Dans ce contexte de dérèglementation, et étant donné la conception néolibérale non interventionniste dominante pour aborder le secteur privé, de telles pressions n’ont eu aucun mal à venir à bout des séparations entre direction et conseil d’administration, entre analyste et courtier, entre contrôleur et contrôlé. Confrontés à la perspective d’une économie dans une spirale descendante et à celle de revenus de plus en plus maigres, les comités de surveillance des entreprises et les dirigeants qu’ils sont censés surveiller o­nt cessé de faire comme s’ils évoluaient dans un système d’équilibre des pouvoirs. Ils o­nt joint leurs efforts pour soutenir l’illusion de la prosperité -et ainsi garder un lien avec les investisseurs qui ne se doutaient de rien- aussi longtemps que possible.

Ce front uni n’a pas duré bien longtemps cependant car, pour ceux qui connaissaient la situation, la tentation était grande de vendre avant que le gros des investisseurs ne soient informés de ce qui se passait. Le sens des affaires a fini par se limiter à vendre au bon moment, prendre l’argent, la poudre d’escampette. et éviter les poursuites. Voyant la crise poindre à l’horizon, Jeffrey Skilling, PDG d’Enron, a démissionné et réussi à filer avec 112 millions de dollars, produit de la vente de ses stock options quelques mois avant la chute des cours. Dennis Kozlowski, PDG de Tyco, n’a pas eu cette chance. Non content d’ empocher 240 millions de dollars, persuadé qu’il y avait encore de l’ argent à prendre, il a été stoppé par la faillite de sa société. Il est actuellement poursuivi pour évasion fiscale.

Nul doute que d’autres responsables seront identifiés, et, qui sait, la liste de ces vils personnages pourrait même inclure George W. Bush et Dick Cheney. Mais si les voyous sont légions, il est bon de se rappeler que le coeur du problème, c’est le fonctionnement même de ce capitalisme mondial sans réglementation, commandé par la finance, et que ce n’est pas quelque chose dont o­n pourra se débarrasser avec des formules historiques du style “Il n’y a pas de capitalisme sans conscience” ou auquel o­n pourra faire face avec des solutions aussi pittoresques que la “bonne gouvernance d’entreprise”.

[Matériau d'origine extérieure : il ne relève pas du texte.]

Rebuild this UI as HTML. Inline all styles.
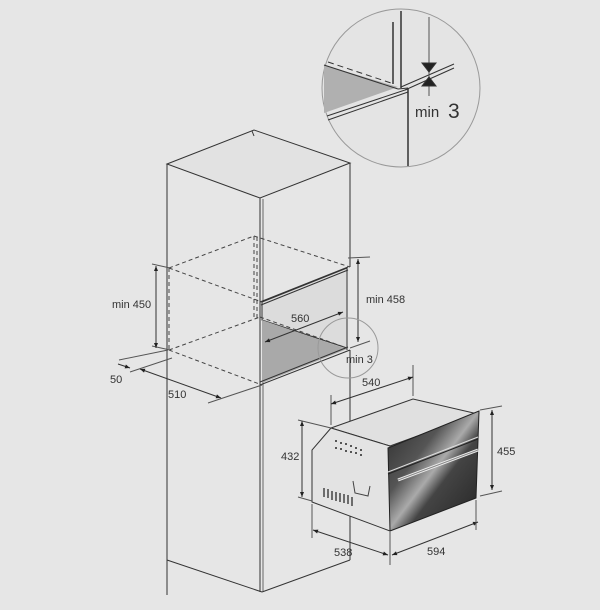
<!DOCTYPE html>
<html><head><meta charset="utf-8"><style>
html,body{margin:0;padding:0;background:#e6e6e6;}
svg{display:block;}
text{font-family:"Liberation Sans",sans-serif;fill:#333;}
</style></head><body>
<svg width="600" height="610" viewBox="0 0 600 610" xmlns="http://www.w3.org/2000/svg">
<defs>
<marker id="a" viewBox="0 0 10 10" refX="10" refY="5" markerWidth="7" markerHeight="5" orient="auto-start-reverse"><path d="M0,1 L10,5 L0,9 Z" fill="#222"/></marker>
<linearGradient id="g" x1="0" y1="0" x2="1" y2="1">
<stop offset="0" stop-color="#2a2a2a"/><stop offset="0.35" stop-color="#555"/><stop offset="0.5" stop-color="#aaa"/><stop offset="0.6" stop-color="#444"/><stop offset="1" stop-color="#222"/></linearGradient>
</defs>
<rect width="600" height="610" fill="#e6e6e6"/>
<g stroke="#333" stroke-width="1" fill="none">
<polygon points="167,164 254,130 350,163 260,198" fill="#e2e2e2"/>
<line x1="252" y1="131" x2="254" y2="136"/>
<line x1="167" y1="164" x2="167" y2="595"/>
<line x1="260" y1="198" x2="260" y2="592"/>
<line x1="263" y1="199" x2="263" y2="592" stroke="#666"/>
<line x1="350" y1="163" x2="350" y2="267"/>
<line x1="350" y1="350" x2="350" y2="560"/>
<line x1="167" y1="560" x2="262" y2="592"/>
<line x1="262" y1="592" x2="350" y2="560"/>
<polygon points="262,302 347,268 347,348 262,320" fill="#dcdcdc"/>
<polygon points="262,320 347,349 262,383" fill="#a9a9a9" stroke="none"/>
<line x1="260" y1="302" x2="348" y2="267"/>
<line x1="261" y1="305" x2="348" y2="270"/>
<line x1="260" y1="385" x2="350" y2="350"/>
<line x1="260" y1="382" x2="348" y2="347"/>
<line x1="347" y1="267" x2="347" y2="350"/>
<g stroke-dasharray="4,3" stroke="#444">
<line x1="169" y1="268" x2="169" y2="350"/>
<line x1="169" y1="268" x2="254" y2="236"/>
<line x1="169" y1="268" x2="262" y2="302"/>
<line x1="254" y1="236" x2="350" y2="267"/>
<line x1="254" y1="236" x2="254" y2="318"/>
<line x1="257" y1="237" x2="257" y2="318"/>
<line x1="169" y1="350" x2="262" y2="385"/>
<line x1="169" y1="350" x2="260" y2="317"/>
<line x1="260" y1="317" x2="347" y2="348"/>
</g>
<line x1="152" y1="264" x2="170" y2="268" stroke="#555"/>
<line x1="152" y1="346" x2="170" y2="350" stroke="#555"/>
<line x1="156" y1="266" x2="156" y2="348" marker-start="url(#a)" marker-end="url(#a)"/>
<line x1="119" y1="360" x2="168" y2="350" stroke="#555"/>
<line x1="130" y1="372" x2="172" y2="358" stroke="#555"/>
<line x1="118" y1="364" x2="130" y2="368" marker-end="url(#a)"/>
<line x1="140" y1="369" x2="221" y2="398" marker-start="url(#a)" marker-end="url(#a)"/>
<line x1="208" y1="403" x2="262" y2="385" stroke="#555"/>
<line x1="265" y1="342" x2="343" y2="312" marker-start="url(#a)" marker-end="url(#a)"/>
<line x1="348" y1="258" x2="370" y2="257" stroke="#555"/>
<line x1="358" y1="259" x2="358" y2="342" marker-start="url(#a)" marker-end="url(#a)"/>
<line x1="350" y1="348" x2="370" y2="341" stroke="#555"/>
<circle cx="348" cy="348" r="30" stroke="#999"/>
<circle cx="401" cy="88" r="79" fill="#e4e4e4" stroke="#999"/>
<path d="M324,65 L324,113 L398,87 Z" fill="#b0b0b0" stroke="none"/>
<line x1="328" y1="62" x2="394" y2="84" stroke-dasharray="6,4"/>
<line x1="324" y1="65" x2="398" y2="89"/>
<line x1="393" y1="22" x2="393" y2="84" stroke-width="1.5"/>
<line x1="401" y1="11" x2="401" y2="88" stroke-width="1.5"/>
<line x1="408" y1="88" x2="408" y2="166" stroke-width="1.5"/>
<line x1="398" y1="89" x2="408" y2="88"/>
<line x1="327" y1="116" x2="408" y2="89"/>
<line x1="328" y1="120" x2="408" y2="92"/>
<line x1="401" y1="87" x2="454" y2="64"/>
<line x1="405" y1="90" x2="454" y2="68"/>
<line x1="429" y1="17" x2="429" y2="96" stroke="#555"/>
<path d="M422,63 L436,63 L429,72 Z" fill="#222"/>
<path d="M422,86 L436,86 L429,77 Z" fill="#222"/>
<polygon points="331,428 413,399 478,414 390,446" fill="#e0e0e0"/>
<polygon points="331,428 390,446 390,531 312,502 312,450" fill="#e3e3e3"/>
<polygon points="388,448 479,411 476,498 390,531" fill="url(#g)" stroke="#222"/>
<line x1="388" y1="472" x2="478" y2="437" stroke="#ddd" stroke-width="1"/>
<line x1="388" y1="474" x2="478" y2="439" stroke="#222" stroke-width="1"/>
<line x1="398" y1="480" x2="478" y2="450" stroke="#eee" stroke-width="3"/>
<line x1="398" y1="480" x2="478" y2="450" stroke="#888" stroke-width="1"/>
<line x1="331" y1="425" x2="331" y2="395" stroke="#555"/>
<line x1="413" y1="396" x2="413" y2="365" stroke="#555"/>
<line x1="331" y1="404" x2="413" y2="377" marker-start="url(#a)" marker-end="url(#a)"/>
<line x1="480" y1="410" x2="502" y2="406" stroke="#555"/>
<line x1="480" y1="496" x2="502" y2="491" stroke="#555"/>
<line x1="492" y1="410" x2="492" y2="490" marker-start="url(#a)" marker-end="url(#a)"/>
<line x1="298" y1="420" x2="331" y2="428" stroke="#555"/>
<line x1="298" y1="497" x2="312" y2="501" stroke="#555"/>
<line x1="302" y1="421" x2="302" y2="497" marker-start="url(#a)" marker-end="url(#a)"/>
<line x1="312" y1="504" x2="312" y2="538" stroke="#555"/>
<line x1="390" y1="532" x2="390" y2="565" stroke="#555"/>
<line x1="313" y1="530" x2="388" y2="555" marker-start="url(#a)" marker-end="url(#a)"/>
<line x1="392" y1="555" x2="478" y2="522" marker-start="url(#a)" marker-end="url(#a)"/>
<line x1="476" y1="500" x2="476" y2="530" stroke="#555"/>
</g>
<g fill="#555">
<rect x="335" y="440" width="2" height="2"/><rect x="340" y="442" width="2" height="2"/><rect x="345" y="443" width="2" height="2"/>
<rect x="335" y="447" width="2" height="2"/><rect x="340" y="448" width="2" height="2"/><rect x="345" y="450" width="2" height="2"/><rect x="350" y="451" width="2" height="2"/><rect x="355" y="452" width="2" height="2"/><rect x="360" y="454" width="2" height="2"/>
<rect x="350" y="445" width="2" height="2"/><rect x="355" y="447" width="2" height="2"/><rect x="360" y="449" width="2" height="2"/>
</g>
<g stroke="#444" stroke-width="1.5">
<line x1="324" y1="488" x2="324" y2="497"/><line x1="328" y1="489" x2="328" y2="498"/><line x1="332" y1="491" x2="332" y2="500"/><line x1="336" y1="492" x2="336" y2="501"/><line x1="340" y1="493" x2="340" y2="502"/><line x1="344" y1="494" x2="344" y2="503"/><line x1="348" y1="495" x2="348" y2="504"/><line x1="352" y1="497" x2="352" y2="506"/>
</g>
<path d="M353,481 L355,493 L368,496 L370,486" stroke="#444" fill="none"/>
<g font-size="11">
<text x="112" y="308">min 450</text>
<text x="110" y="383">50</text>
<text x="168" y="398">510</text>
<text x="291" y="322">560</text>
<text x="366" y="303">min 458</text>
<text x="346" y="363">min 3</text>
<text x="362" y="386">540</text>
<text x="497" y="455">455</text>
<text x="281" y="460">432</text>
<text x="334" y="556">538</text>
<text x="427" y="555">594</text>
</g>
<text x="415" y="117" font-size="15">min</text>
<text x="448" y="118" font-size="21">3</text>
</svg>
</body></html>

Aujourd’hui les investisseurs désertent les Etats-unis, le dollar ne cesse de baisser et la menace de surcapacité économique est plus pesante que jamais. Cette profonde crise structurelle de l’économie combinée à la crise de légitimité du capitalisme néolibéral nous promet des lendemains aussi instables que les marchés d’aujourd’hui.